Introduction
This is a super brief summary of SVDQUant. Please refer to the original paper if interested.
\[Q_X = \operatorname{round}(X / s_X)\]$s_X = \max(\vert X \vert ) / q_{max}$ and $q_{max} = \text{possible max value in repr}$
\[Q(X) = \text{dequantization of }X = s_X\,Q_X\]$XW$ can be approximated by
\[XW = Q(X)Q(W) = S_X\,S_W\,Q_X\,Q_W\]SVDQuant introduces two-path quantization.

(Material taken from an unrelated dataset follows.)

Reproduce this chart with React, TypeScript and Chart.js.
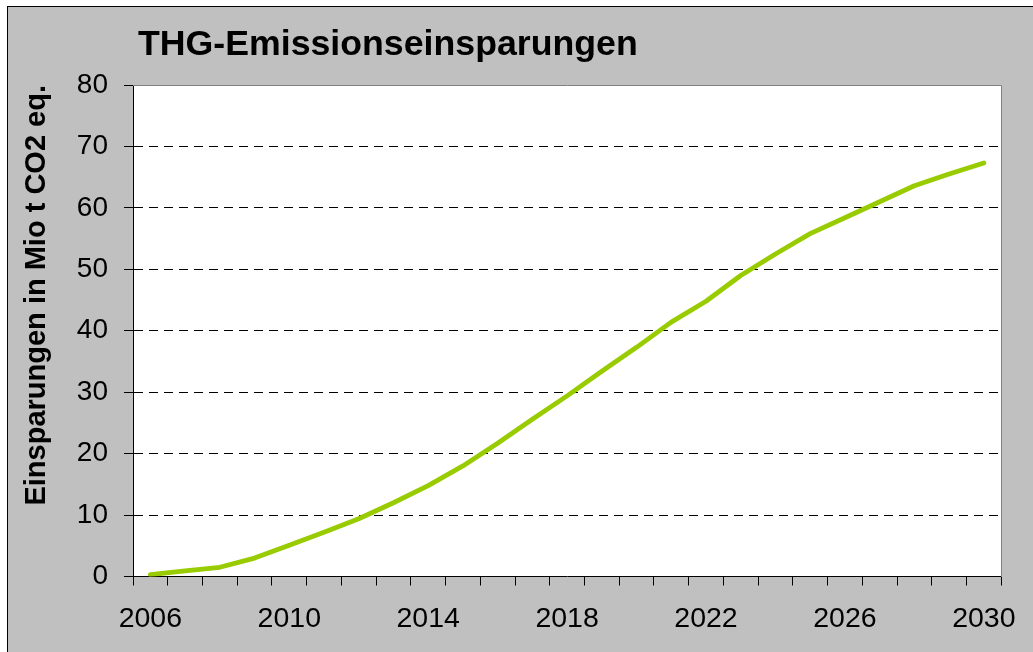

Let’s introduce a smoothing factor ${\lambda}$: \(\hat{X} = X\,\operatorname{diag}({\lambda})^{-1}\)
Then,
\[XW = \hat{X}\,W\,\operatorname{diag}({\lambda}) = \hat{X}\,\hat{W}\]Use SVD to decompose $\hat{W}$ as \(\hat{W} = L_1\,L_2 + R,\quad \text{where } L_1 = S\Sigma \text{ and } L_2 = V\)
Thus, \(XW = \hat{X}\,\hat{W} = \hat{X}\,L_1\,L_2 + \hat{X}\,R\)
- $L_1$ and $L_2$ are low-rank (32 in actual implementations), preserved in 16 bits.
- Quantize $\hat{X}$ and $R$ using W4A4 quantization.
This is open-sourced in Nunchaku. I’m also a maintainer of the project, responsible for Python engine–related tasks such as caching and adding new modules. In my last post, I mentioned my interest in contributing—and the chance has arrived.